Today I learned a custom 15x15x15″ 13.5-gallon water tank would cost about $2,000 — so that’s out. Plan B is to order their 11 gallon off-the-shelf model, which is 15.375×13.5×13.5″. That will fit into my cabinet with a little room to spare, and it’s only about $170 with fittings and shipping.
Another day, another hole saw. I cut a 3-1/2″ hole in the hull on the driver’s side, for my ShurFlo “city water” inlet. That fixture acts as a pressure regulator when you connect a standard garden hose to it.
The hole inside is 2-1/8″ on panel P1, behind the refrigerator. That hole allows ample access to the big thumb screw on the elbow fitting. I’ll connect this barb to the tank’s inlet fitting with five feet of 1/2″ braided nylon hose. This fitting is pretty low to the floor, so I’ll have to cut a hole in the galley’s wooden footer. I wish I could have put this inlet higher, but I wanted it in the “hinge” position on my clapboard graphics on the outside, matching the shore power port on the passenger side.
None of these connections will be visible from the inside because they’ll be blocked by the refrigerator. I may even run the hoses into the side of the stainless steel galley cabinet for the same reason. That way most of the plumbing is accessible by simply pulling the fridge out (not the galley).
My drain hasn’t arrive yet so that’ll have to wait until tomorrow. I also need to finalize the water tank’s fitting positions by then to get that order in-process.

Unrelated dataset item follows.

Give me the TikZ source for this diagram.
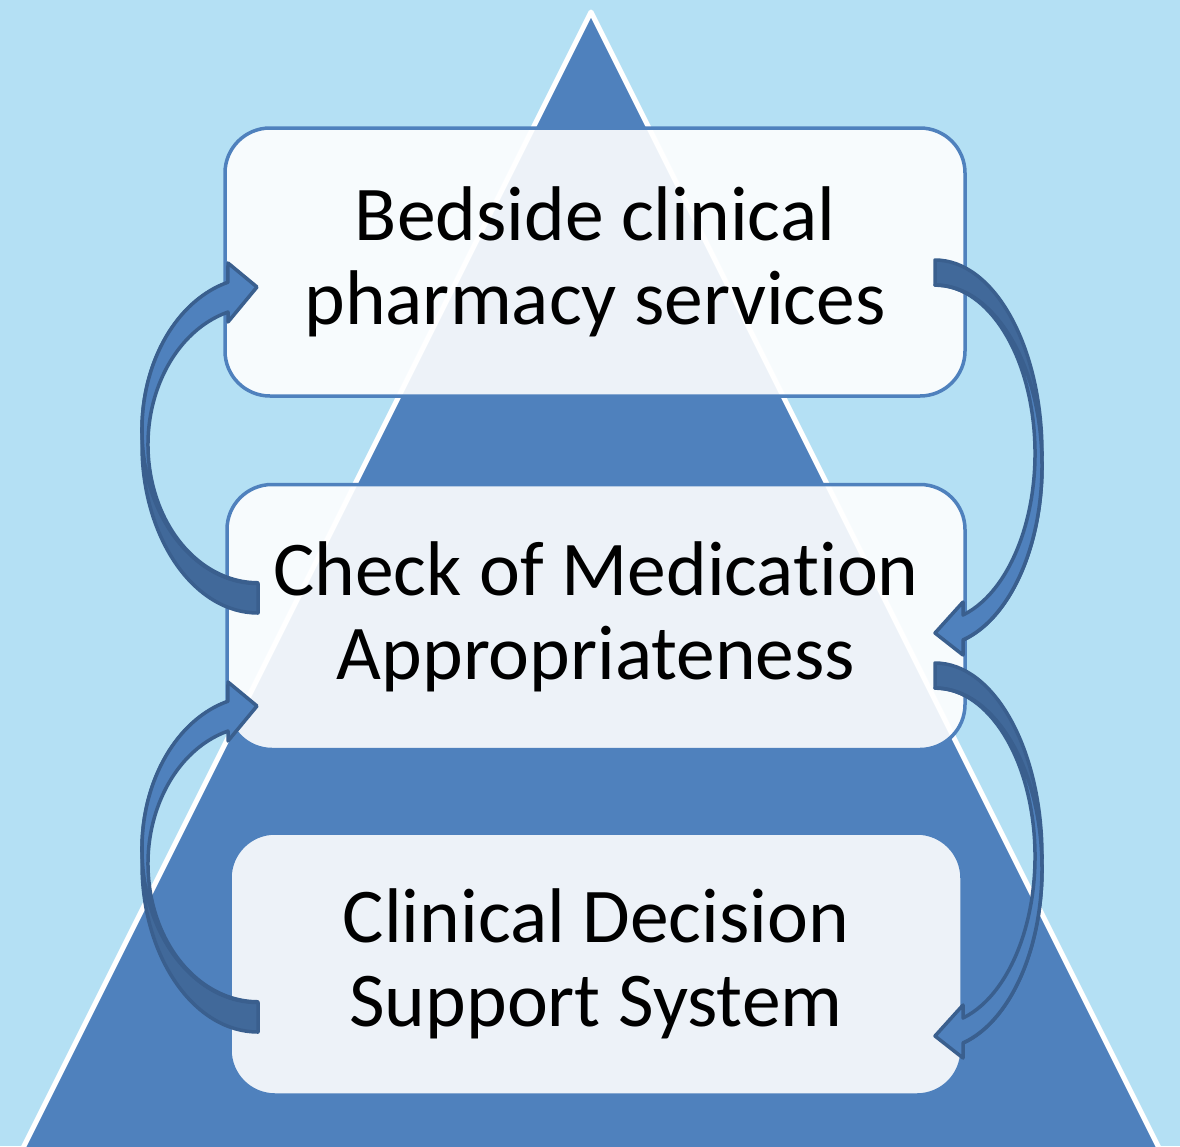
\documentclass[tikz,border=0pt]{standalone}
\usepackage{fontspec}
\setmainfont[Ligatures=NoCommon]{Carlito}
\definecolor{bgblue}{HTML}{B4E0F4}
\definecolor{triblue}{HTML}{4F81BD}
\definecolor{arrline}{HTML}{3A5F8E}
\definecolor{arrback}{HTML}{41699A}
\definecolor{arrfront}{HTML}{4F81BD}
\tikzset{
  box/.style={draw=triblue, line width=3.5pt, fill=white, fill opacity=0.9, text opacity=1,
    rounded corners=45pt, align=center, inner sep=0pt, text=black,
    font=\fontsize{77.5}{84}\selectfont},
  arrowback/.style={fill=arrback, draw=arrline, line width=3.5pt, line join=round},
  arrowfront/.style={fill=arrfront, draw=arrline, line width=3.5pt, line join=round},
}
% left-side curved arrow (points right at top); #1 = vertical offset
\newcommand{\leftcurvearrow}[1]{%
  \path[arrowback] (258,{613+#1})
    arc[start angle=90, end angle=255, x radius=116, y radius=168]
    arc[start angle=255, end angle=90, x radius=116, y radius=153] -- cycle;
  \path[arrowfront] (258,{583+#1})
    arc[start angle=90, end angle=255, x radius=116, y radius=153]
    -- (228,{263+#1}) -- (257,{287+#1}) -- (228,{322+#1}) -- (228,{312+#1})
    arc[start angle=254.17, end angle=90, x radius=110, y radius=138] -- cycle;
}
% right-side curved arrow (points left at bottom); #1 = vertical offset
\newcommand{\rightcurvearrow}[1]{%
  \path[arrowback] (935,{260+#1})
    arc[start angle=-90, end angle=74.83, x radius=107, y radius=193.4]
    arc[start angle=74.83, end angle=-90, x radius=107, y radius=180.6] -- cycle;
  \path[arrowfront] (935,{285+#1})
    arc[start angle=-90, end angle=74.83, x radius=107, y radius=180.6]
    -- (963,{655+#1}) -- (935,{633+#1}) -- (963,{602+#1}) -- (963,{615+#1})
    arc[start angle=73.74, end angle=-90, x radius=100, y radius=168.4] -- cycle;
}
\begin{document}
\begin{tikzpicture}[x=1pt, y=1pt, yscale=-1]
  \fill[bgblue] (0,0) rectangle (1180,1146);
  \useasboundingbox (0,0) rectangle (1180,1146);
  % pyramid
  \path[fill=triblue, draw=white, line width=5pt, line join=round]
    (591,12) -- (1161,1152) -- (21,1152) -- cycle;
  % boxes
  \node[box, minimum width=740pt, minimum height=268pt] (b1) at (595,262)
    {Bedside clinical\\pharmacy services};
  \node[box, minimum width=738pt, minimum height=265pt] (b2) at (596,617)
    {Check of Medication\\Appropriateness};
  \node[box, minimum width=732pt, minimum height=262pt] (b3) at (596,964)
    {Clinical Decision\\Support System};
  % curved arrows
  \leftcurvearrow{0}
  \leftcurvearrow{419}
  \rightcurvearrow{0}
  \rightcurvearrow{403}
\end{tikzpicture}
\end{document}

So next I cut some holes in the helm to route the RETROscanner’s USB power cable out of view. I also received my fancy 12″ USB cable for the iPad, so now nothing needs to be bunched or tangled up.
And finally, I received my last round of custom AC/DC panel labels today. It took forever to remove the old adhesive residue cleanly from the window ledges, but finally they all fell into place — and they look fantastic.
Here’s the DC panel. I wound up swapping the 3rd and 4th circuits into a more logical order, compared across the board to the AC panel. That was relatively easy from the backside, and this time I didn’t drop either terminal screw into the abyss.
And here’s the AC panel. The 1st and 2nd positions act together in tandem, controlling 30A service to the remaining circuits. The reason the 2nd indicator light is unlit is because that is a special red warning LED that only lights in the event of reverse polarity (a mis-wiring condition). That was clear from the panel’s original labels, but in the RETROvan I’ve wired that master breaker not to shore power, but rather to the inverter’s output. It’s the inverter’s transfer switch that decides whether to produce 120V power from either shore power or the battery bank, which is kept charged by either shore power or the solar panels.
Everything you see above is fully operational, but I haven’t yet pig-tailed in my 12V water pump cable. I did run that cable through the wall and the galley cabinet today, under the sink. I wish I had left a dedicated circuit for that, but the pump will only run intermittently so I’ll just tap it off the lighting circuit co-labeled “GALLEY 12V.” I thought about tapping off the ventilation circuit, but those vents are more power-hungry. So I think it’ll be fine.